En France aussi, la prédation par les loups permet de réduire le nombre de collisions entre les ongulés sauvages et les véhicules. 

 

Une deuxième étude menée cette fois ci en France, estime les bénéfices indirects de la recolonisation des loups en France à travers la réduction des collisions avec les ongulés sauvages. Les auteurs ont ainsi montré que la prédation de 530 loups sur des chevreuils et des sangliers en 2018 pourrait bien avoir permis d’éviter 16 blessés et un tué lors de collisions routières. D’après le scénario principal de l’étude (un taux d’indemnisation de 50 %), cela correspond à plus de 4 millions d’euros de dommages humains et matériels.
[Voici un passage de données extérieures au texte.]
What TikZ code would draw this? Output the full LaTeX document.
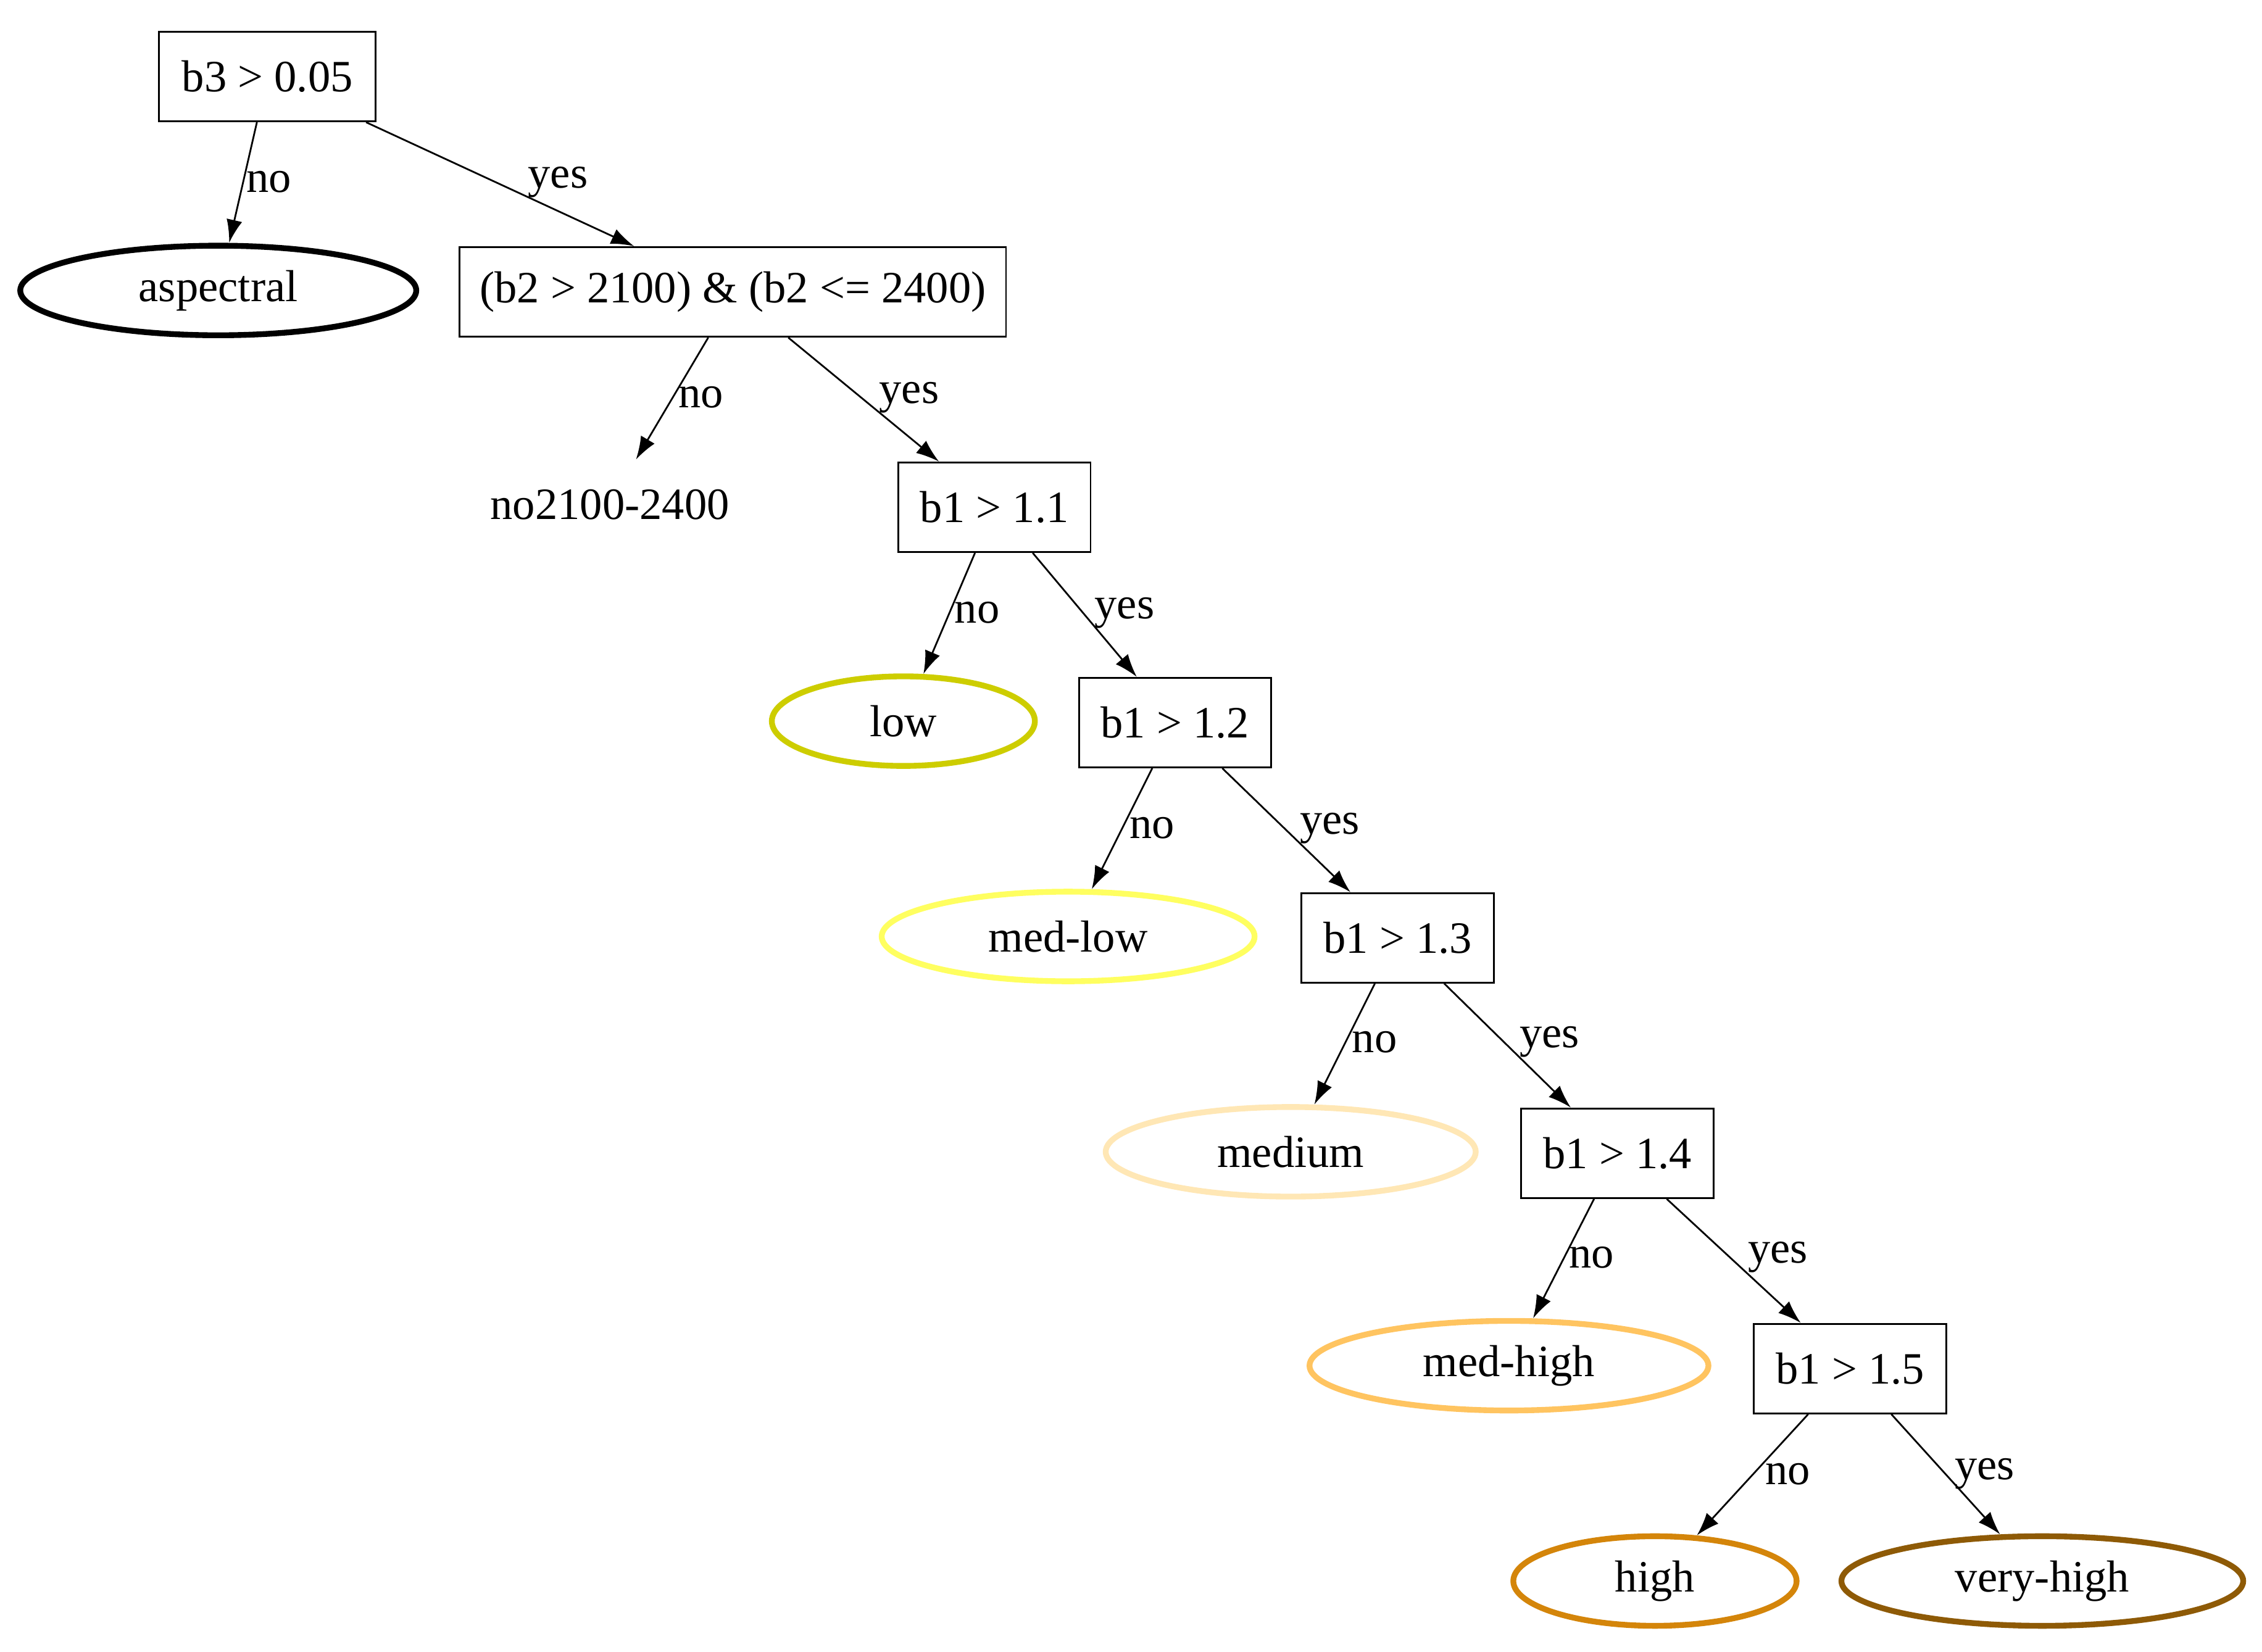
\documentclass[tikz,border=0pt]{standalone}
\usepackage{fontspec}
\setmainfont{Liberation Serif}
\usetikzlibrary{shapes.geometric,arrows.meta}
\definecolor{cLow}{HTML}{CDCD00}
\definecolor{cMedLow}{HTML}{FFFF60}
\definecolor{cMed}{HTML}{FFE7B5}
\definecolor{cMedHigh}{HTML}{FFC460}
\definecolor{cHigh}{HTML}{D4850A}
\definecolor{cVHigh}{HTML}{8E5A06}
\begin{document}
\begin{tikzpicture}[x=0.5pt,y=-0.5pt,
  every node/.style={font=\fontsize{15.5}{18}\selectfont},
  test/.style={draw,line width=0.6pt,minimum height=31pt,inner sep=0pt},
  leaf/.style={ellipse,line width=2pt,minimum height=31pt,inner sep=0pt},
  lbl/.style={inner sep=0pt},
  edge/.style={line width=0.6pt,-{Latex[length=8pt,width=5.5pt]}}]
\useasboundingbox (0,0) rectangle (1565,1143);
\node[test,minimum width=75pt] (b3) at (185,53) {b3 > 0.05};
\node[leaf,draw=black,minimum width=137pt] (asp) at (151,201) {aspectral};
\node[test,minimum width=189pt] (b2) at (507,202) {(b2 > 2100) \& (b2 <= 2400)};
\node[lbl] (no21) at (422,349) {no2100-2400};
\coordinate (no21top) at (440,318);
\node[test,minimum width=66.5pt] (t11) at (688,351) {b1 > 1.1};
\node[leaf,draw=cLow,minimum width=91pt] (low) at (625,499) {low};
\node[test,minimum width=66.5pt] (t12) at (813,500) {b1 > 1.2};
\node[leaf,draw=cMedLow,minimum width=129pt] (mlow) at (739,648) {med-low};
\node[test,minimum width=66.5pt] (t13) at (967,649) {b1 > 1.3};
\node[leaf,draw=cMed,minimum width=128pt] (med) at (893,797) {medium};
\node[test,minimum width=66.5pt] (t14) at (1119,798) {b1 > 1.4};
\node[leaf,draw=cMedHigh,minimum width=138pt] (mhigh) at (1044,945) {med-high};
\node[test,minimum width=66.5pt] (t15) at (1280,947) {b1 > 1.5};
\node[leaf,draw=cHigh,minimum width=98pt] (high) at (1145,1094) {high};
\node[leaf,draw=cVHigh,minimum width=139pt] (vhigh) at (1413,1094) {very-high};

\draw[edge] (b3) -- (asp);
\draw[edge] (b3) -- (b2);
\draw[edge] (b2.south -| 490,0) -- (no21top);
\draw[edge] (b2) -- (t11);
\draw[edge] (t11) -- (low);
\draw[edge] (t11) -- (t12);
\draw[edge] (t12) -- (mlow);
\draw[edge] (t12) -- (t13);
\draw[edge] (t13) -- (med);
\draw[edge] (t13) -- (t14);
\draw[edge] (t14) -- (mhigh);
\draw[edge] (t14) -- (t15);
\draw[edge] (t15) -- (high);
\draw[edge] (t15) -- (vhigh);

\node[lbl] (l1) at (186,126) {no};
\node[lbl] (l2) at (386,126) {yes};
\node[lbl] (l3) at (485,275) {no};
\node[lbl] (l4) at (629,275) {yes};
\node[lbl] (l5) at (676,424) {no};
\node[lbl] (l6) at (778,424) {yes};
\node[lbl] (l7) at (797,573) {no};
\node[lbl] (l8) at (920,573) {yes};
\node[lbl] (l9) at (951,721) {no};
\node[lbl] (l10) at (1072,721) {yes};
\node[lbl] (l11) at (1101,870) {no};
\node[lbl] (l12) at (1230,870) {yes};
\node[lbl] (l13) at (1237,1020) {no};
\node[lbl] (l14) at (1373,1020) {yes};
\end{tikzpicture}
\end{document}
En fonction d’autres scénarios, cette valeur monétaire pourrait dépasser plus de 10,5 millions d’euros.

 

Cette étude représente la première tentative d’évaluation de la valeur économique des services rendus par les loups à la société française. Les bénéfices attendus devraient théoriquement augmenter si la population de loups augmente et diminuer si cette population se réduit. Aujourd’hui, l’estimation de la population de loup fait état de 1003 individus répartis sur 50 départements (comptage 2023). Un argument supplémentaire pour considérer cette augmentation du nombre de loup comme une réussite de conservation et une opportunité de bénéficier de services rendus par ce prédateur.